South African Rand (ZAR) is accepted everywhere in Lesotho at 1:1 with the Lesotho Loti (LSL/M). Crossing from South Africa? Don't bother exchanging first, you won't need to. Still, keep some Loti in your pocket. Small rural transactions hate 100-rand notes, they're just too big.
Lesotho punches you in the lungs first. Most of the country sits above 1,500 metres, and the highlands scrape 3,400m. Fly in from sea level and your first 48 hours feel like you've aged twenty years, normal acclimatization, not sickness. Double your water intake and skip the big hikes on day one.
M20-80 ($1-4) buys a seat in a minibus taxi, shared minivan, from Maseru to almost any town in Lesotho. They roll out of Maseru's main bus rank beside the central market only when every seat is taken. Most Basotho ride these. Nothing else comes close for budget.
May through September hands you Lesotho's best outdoor window: dry air, razor-sharp mountain views. From October to April the rain returns, turning highland trails to glue and mountain roads into guesswork. Nights still bite, thermals aren't optional even in Maseru where winter can drop below freezing while you sleep.
Mobile coverage holds up in Maseru and along main highways through Econet Lesotho and Vodacom Lesotho. It dies in the highland interior. If you're driving the A3 route toward Katse or heading to Semonkong, download offline maps, Maps.me or OsmAnd work well, before leaving Maseru. You'll need them.
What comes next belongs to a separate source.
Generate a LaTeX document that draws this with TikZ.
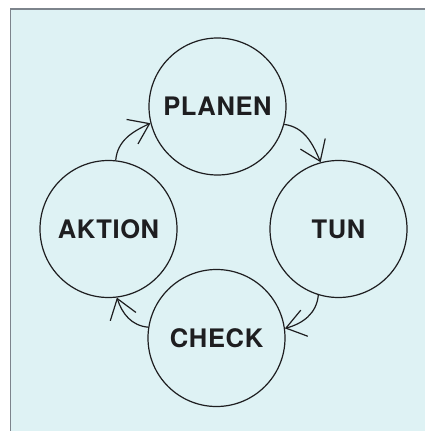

Most visitors won't need a visa. Entry to Lesotho for most nationalities requires only a valid passport, no visa is needed for stays under 30 days for citizens of the EU, UK, USA, Australia, and most Commonwealth countries. The border crossing at Maseru Bridge from South Africa's Ladybrand is the busiest and most straightforward for self-drive visitors.
Lesotho's plateau doesn't forgive. Afternoon thunderstorms crash in every wet-season day, October to April, and the open highland gives you nowhere to hide. Hiking? Start at dawn, be off exposed ridgelines by 1pm, and pack a rain layer even if dawn looks innocent, Lesotho weather has opinions of its own.